Efficient implementations of matrix-matrix multiplication are at the core of many applications. In this part of the lab we’ll write a kernel for the high-level operation \(C\mathrel{+}=AB^T\) with matrices \(A \in \mathbb{R}^{8 \times 4}\), \(B \in \mathbb{R}^{4 \times 4}\), and \(C \in \mathbb{R}^{8 \times 4}\). Furthermore, we implement an FP32 kernel with the following signature:

void gemm_simd_8_4_4( float const * a,
                      float const * b,
                      float       * c );

The kernel gets the three pointers a, b, and c to matrices \(A\), \(B\) and \(C\) as parameters. As shown in Fig. 9.2.1, we assume that \(A\) and \(C\) are stored in column-major format, while \(B\) is stored in row-major format (equivalent to a column-major \(B^T\)).

../_images/gemm_memory.svg

Fig. 9.2.1 Illustration of the operation \(C\mathrel{+}=AB^T\). The numbers inside the matrices show the IDs of the matrices’ elements w.r.t. their 1D arrays in linear memory.

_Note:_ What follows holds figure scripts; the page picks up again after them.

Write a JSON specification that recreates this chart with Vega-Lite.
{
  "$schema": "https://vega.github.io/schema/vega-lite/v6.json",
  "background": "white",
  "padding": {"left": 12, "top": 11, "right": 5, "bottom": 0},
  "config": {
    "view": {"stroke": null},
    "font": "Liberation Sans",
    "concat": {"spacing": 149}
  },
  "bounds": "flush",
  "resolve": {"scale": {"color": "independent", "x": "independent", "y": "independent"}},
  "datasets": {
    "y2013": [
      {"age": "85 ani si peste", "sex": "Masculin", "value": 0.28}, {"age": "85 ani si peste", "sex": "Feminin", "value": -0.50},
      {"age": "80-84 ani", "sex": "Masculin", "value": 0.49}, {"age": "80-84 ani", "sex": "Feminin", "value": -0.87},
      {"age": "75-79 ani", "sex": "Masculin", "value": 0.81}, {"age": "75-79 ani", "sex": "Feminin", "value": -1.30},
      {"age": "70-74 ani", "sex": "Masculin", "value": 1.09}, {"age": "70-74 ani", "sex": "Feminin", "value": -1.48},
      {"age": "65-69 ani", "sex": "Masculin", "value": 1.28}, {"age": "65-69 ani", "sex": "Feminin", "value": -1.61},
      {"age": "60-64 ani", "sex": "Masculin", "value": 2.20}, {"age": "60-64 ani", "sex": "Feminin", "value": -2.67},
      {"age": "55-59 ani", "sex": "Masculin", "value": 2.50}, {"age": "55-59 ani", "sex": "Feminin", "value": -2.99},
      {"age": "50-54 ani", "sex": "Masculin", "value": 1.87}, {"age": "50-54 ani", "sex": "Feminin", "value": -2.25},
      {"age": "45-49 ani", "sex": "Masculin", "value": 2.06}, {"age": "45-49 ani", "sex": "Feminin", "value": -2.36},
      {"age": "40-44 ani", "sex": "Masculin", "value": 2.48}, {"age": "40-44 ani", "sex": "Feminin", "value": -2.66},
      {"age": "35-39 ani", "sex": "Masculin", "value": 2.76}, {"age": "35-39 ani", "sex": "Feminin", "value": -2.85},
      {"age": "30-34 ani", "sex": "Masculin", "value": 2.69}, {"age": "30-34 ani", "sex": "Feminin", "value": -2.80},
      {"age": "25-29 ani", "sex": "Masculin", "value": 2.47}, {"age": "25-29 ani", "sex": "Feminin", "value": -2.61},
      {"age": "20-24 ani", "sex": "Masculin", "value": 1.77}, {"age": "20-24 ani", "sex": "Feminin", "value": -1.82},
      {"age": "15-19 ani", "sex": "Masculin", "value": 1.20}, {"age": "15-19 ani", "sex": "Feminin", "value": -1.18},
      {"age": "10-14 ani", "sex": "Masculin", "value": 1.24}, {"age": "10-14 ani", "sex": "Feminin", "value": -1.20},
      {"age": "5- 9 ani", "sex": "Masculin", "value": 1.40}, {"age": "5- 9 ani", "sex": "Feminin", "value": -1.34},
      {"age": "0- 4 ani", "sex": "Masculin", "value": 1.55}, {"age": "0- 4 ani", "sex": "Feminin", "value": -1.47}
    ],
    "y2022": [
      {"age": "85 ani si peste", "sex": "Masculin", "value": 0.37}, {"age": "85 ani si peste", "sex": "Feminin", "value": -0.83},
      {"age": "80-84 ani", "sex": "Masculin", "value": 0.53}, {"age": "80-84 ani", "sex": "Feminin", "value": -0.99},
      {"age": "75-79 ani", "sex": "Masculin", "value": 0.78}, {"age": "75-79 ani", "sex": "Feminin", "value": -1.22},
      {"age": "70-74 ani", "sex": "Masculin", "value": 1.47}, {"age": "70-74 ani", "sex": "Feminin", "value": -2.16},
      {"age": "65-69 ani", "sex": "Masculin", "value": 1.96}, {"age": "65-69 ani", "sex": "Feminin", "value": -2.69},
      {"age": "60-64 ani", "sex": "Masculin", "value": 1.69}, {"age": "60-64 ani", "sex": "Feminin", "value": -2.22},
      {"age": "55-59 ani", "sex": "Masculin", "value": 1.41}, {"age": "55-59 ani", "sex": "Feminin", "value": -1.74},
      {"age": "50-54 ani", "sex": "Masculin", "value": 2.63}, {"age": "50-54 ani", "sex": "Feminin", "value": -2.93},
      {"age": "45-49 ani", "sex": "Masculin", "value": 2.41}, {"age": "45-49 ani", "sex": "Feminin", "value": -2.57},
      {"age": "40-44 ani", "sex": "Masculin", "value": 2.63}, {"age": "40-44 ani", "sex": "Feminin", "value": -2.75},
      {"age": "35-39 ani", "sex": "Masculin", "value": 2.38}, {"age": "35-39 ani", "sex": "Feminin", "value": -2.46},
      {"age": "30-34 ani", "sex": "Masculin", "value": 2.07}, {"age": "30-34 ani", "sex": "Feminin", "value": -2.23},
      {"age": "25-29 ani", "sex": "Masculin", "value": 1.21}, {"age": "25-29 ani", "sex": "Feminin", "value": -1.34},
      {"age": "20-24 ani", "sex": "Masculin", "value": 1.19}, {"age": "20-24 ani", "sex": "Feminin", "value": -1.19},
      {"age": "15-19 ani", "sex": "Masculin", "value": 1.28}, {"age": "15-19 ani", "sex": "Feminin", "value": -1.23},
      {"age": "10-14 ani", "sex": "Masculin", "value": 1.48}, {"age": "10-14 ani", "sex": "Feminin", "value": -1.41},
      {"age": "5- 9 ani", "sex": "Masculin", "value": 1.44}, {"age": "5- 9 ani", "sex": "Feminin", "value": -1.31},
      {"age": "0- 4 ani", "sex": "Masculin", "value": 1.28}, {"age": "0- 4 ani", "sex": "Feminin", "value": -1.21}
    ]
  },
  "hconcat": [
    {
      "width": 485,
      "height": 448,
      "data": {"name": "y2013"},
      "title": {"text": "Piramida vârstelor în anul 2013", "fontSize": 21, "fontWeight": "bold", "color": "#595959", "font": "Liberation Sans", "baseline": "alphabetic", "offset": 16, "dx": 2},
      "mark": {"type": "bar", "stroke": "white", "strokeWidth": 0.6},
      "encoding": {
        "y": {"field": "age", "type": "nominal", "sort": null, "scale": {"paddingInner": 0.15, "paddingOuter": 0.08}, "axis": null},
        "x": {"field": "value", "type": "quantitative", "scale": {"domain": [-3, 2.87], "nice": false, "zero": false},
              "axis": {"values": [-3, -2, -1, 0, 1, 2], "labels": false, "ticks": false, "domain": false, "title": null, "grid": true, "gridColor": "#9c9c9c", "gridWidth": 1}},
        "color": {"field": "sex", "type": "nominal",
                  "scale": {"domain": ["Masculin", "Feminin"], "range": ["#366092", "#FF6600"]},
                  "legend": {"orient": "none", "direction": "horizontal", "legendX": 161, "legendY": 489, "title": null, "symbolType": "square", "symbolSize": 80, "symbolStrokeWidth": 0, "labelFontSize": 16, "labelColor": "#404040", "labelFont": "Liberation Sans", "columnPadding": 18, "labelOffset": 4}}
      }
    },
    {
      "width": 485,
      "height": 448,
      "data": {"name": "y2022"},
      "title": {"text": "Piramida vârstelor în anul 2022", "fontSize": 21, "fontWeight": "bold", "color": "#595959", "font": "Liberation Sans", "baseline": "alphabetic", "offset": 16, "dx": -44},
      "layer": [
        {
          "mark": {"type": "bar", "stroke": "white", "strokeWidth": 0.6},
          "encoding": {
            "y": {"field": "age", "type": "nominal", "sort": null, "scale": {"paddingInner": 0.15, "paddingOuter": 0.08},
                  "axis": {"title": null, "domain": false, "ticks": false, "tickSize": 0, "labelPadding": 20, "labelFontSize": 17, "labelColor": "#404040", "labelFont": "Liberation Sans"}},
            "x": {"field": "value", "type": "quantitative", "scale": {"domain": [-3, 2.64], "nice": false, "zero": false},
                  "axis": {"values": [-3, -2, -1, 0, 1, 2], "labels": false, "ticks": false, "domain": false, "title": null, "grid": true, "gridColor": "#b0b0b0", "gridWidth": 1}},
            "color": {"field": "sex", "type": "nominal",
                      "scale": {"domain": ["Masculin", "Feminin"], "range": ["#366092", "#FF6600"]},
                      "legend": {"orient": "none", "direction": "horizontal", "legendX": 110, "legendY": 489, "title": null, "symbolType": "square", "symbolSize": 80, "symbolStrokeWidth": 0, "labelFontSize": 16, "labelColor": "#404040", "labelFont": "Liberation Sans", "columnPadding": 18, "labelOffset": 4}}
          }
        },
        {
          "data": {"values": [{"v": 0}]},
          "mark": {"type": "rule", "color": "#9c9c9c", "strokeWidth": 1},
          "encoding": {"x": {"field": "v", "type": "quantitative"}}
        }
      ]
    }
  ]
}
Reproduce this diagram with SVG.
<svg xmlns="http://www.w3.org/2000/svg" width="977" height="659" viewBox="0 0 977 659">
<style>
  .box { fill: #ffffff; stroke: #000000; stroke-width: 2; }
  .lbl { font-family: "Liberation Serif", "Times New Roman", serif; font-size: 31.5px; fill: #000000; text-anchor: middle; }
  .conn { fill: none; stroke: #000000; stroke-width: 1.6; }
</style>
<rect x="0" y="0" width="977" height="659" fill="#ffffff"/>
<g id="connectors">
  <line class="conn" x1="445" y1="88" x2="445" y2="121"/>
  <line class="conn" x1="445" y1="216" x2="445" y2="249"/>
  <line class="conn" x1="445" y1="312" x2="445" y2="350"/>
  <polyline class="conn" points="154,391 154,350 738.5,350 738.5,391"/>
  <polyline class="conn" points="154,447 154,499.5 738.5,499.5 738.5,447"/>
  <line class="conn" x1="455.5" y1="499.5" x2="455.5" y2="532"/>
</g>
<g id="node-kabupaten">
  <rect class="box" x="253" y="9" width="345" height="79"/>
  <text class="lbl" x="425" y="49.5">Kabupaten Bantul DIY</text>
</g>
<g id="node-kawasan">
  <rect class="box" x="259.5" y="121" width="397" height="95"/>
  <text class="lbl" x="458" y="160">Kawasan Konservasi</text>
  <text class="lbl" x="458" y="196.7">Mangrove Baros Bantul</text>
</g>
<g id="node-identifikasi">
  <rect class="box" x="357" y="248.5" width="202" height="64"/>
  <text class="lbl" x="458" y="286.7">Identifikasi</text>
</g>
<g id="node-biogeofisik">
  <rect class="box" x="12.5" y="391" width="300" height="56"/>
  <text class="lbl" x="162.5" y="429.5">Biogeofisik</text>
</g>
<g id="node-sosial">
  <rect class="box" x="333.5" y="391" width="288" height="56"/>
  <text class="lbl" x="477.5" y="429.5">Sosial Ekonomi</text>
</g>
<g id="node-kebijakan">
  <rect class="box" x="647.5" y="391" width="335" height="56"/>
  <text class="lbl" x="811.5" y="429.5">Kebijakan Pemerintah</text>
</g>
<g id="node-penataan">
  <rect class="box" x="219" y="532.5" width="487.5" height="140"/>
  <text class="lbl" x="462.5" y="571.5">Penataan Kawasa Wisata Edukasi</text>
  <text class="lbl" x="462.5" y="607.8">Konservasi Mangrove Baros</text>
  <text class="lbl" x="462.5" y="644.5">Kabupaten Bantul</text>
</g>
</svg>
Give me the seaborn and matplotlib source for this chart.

We now implement a high-performance version of this kernel. To ease your development efforts, a code skeleton is provided. The code skeleton contains all boilerplate code to verify and benchmark your matrix kernel. Only the loads of \(A\) and \(B\), as well as appropriate fmla instructions, are omitted from kernels/gemm_simd_8_4_4.s and must be implemented before tuning the kernel for more performance.

Hint

Neon has multiple variants of FMLA instructions. It is sufficient to exclusively rely on the variant discussed in Section 9.1 to finish the kernel. If you are interested in the theoretical performance of a Cortex-A76 core, you may have a look at the Cortex®-A76 Software Optimization Guide.

Tasks

  1. Finish the kernel gemm_simd_8_4_4 in the file kernels/gemm_simd_8_4_4.s. Make sure that the computed results are correct. Report the obtained floating-point performance on one of the provided Raspberry Pis. Include the ID, e.g., pirate03, and the output of lscpu of the machine you used in your report.

  2. Optimize your kernel! This means maximizing its performance. Eliminating unnecessary stack transfers yields immediate performance gains. Document your optimizations and report the performance of your optimized kernel. Note: Your kernel must produce correct results and adhere to the procedure call standard. A minimum performance of 15 FP32-GFLOPS is required to pass this task. Provide a creative team name together with your obtained performance. We will honour the three best teams.

9.3. Loops

We decompose the implementation of kernels for larger matrix operations into two parts. First, we write suitable nanokernels which are completely unrolled, i.e., they do not contain any loops. One goal for the nanokernels is an optimal utilization of the available vector registers. Typically, this means maximizing accumulator block size. Second, we repeatedly execute these nanokernels inside nested loops operating on blocks of the matrices.

After finishing Section 9.2, a natural extension is implementing a kernel gemm_simd_8_4_64 which assumes \(A \in \mathbb{R}^{8 \times 64}\), \(B \in \mathbb{R}^{64 \times 4}\), and \(C \in \mathbb{R}^{8 \times 4}\).

Tasks

Implement the kernel gemm_simd_8_4_64 by adding a loop. Verify your kernel! Document the performance of your kernel. A minimum performance of 30 FP32-GFLOPS is required to pass this task. Provide a creative team name together with your obtained performance. We will honour the three best teams.

9.4. Snapdragon

The Raspberry Pi 5 system-on-a-chip incorporates a Cortex-A76 processor implementing the ARMv8-A architecture. This provides an opportunity to study a relevant and rather recent ISA on considerably cheap hardware. However, introduced in 2018, the core is somewhat dated.

../_images/xiaomi_12pro.jpeg

Fig. 9.4.1 Picture of the Xiaomi 12 Pro smartphone accessible in this part of the lab. The phone has a Snapdragon 8+ Gen 1 SoC, with a CPU implementing ARMv9.

This part of the lab allows us to run our assembly kernels on the Snapdragon 8+ Gen 1 (Waipio) and Snapdragon 8 Gen 2 (Kailua) platforms, each with CPUs having eight ARMv9-A cores. The Kryo CPU of Waipio has a single Cortex-X2 core (prime), three Cortex-A710 cores (gold), and four Cortex-A510 cores (silver). The Kryo CPU of the Kailua SoC comprises one Cortex-X3 core (prime), two Cortex-A715 cores, and two Cortex-A710 cores (gold), and three Cortex-A510 cores (silver).

Tasks

  1. Since some extra steps are required to access the devices, contact the teaching team on how to access the hardware.

  2. Benchmark your SIMD workloads on Waipio or Kailua, or both.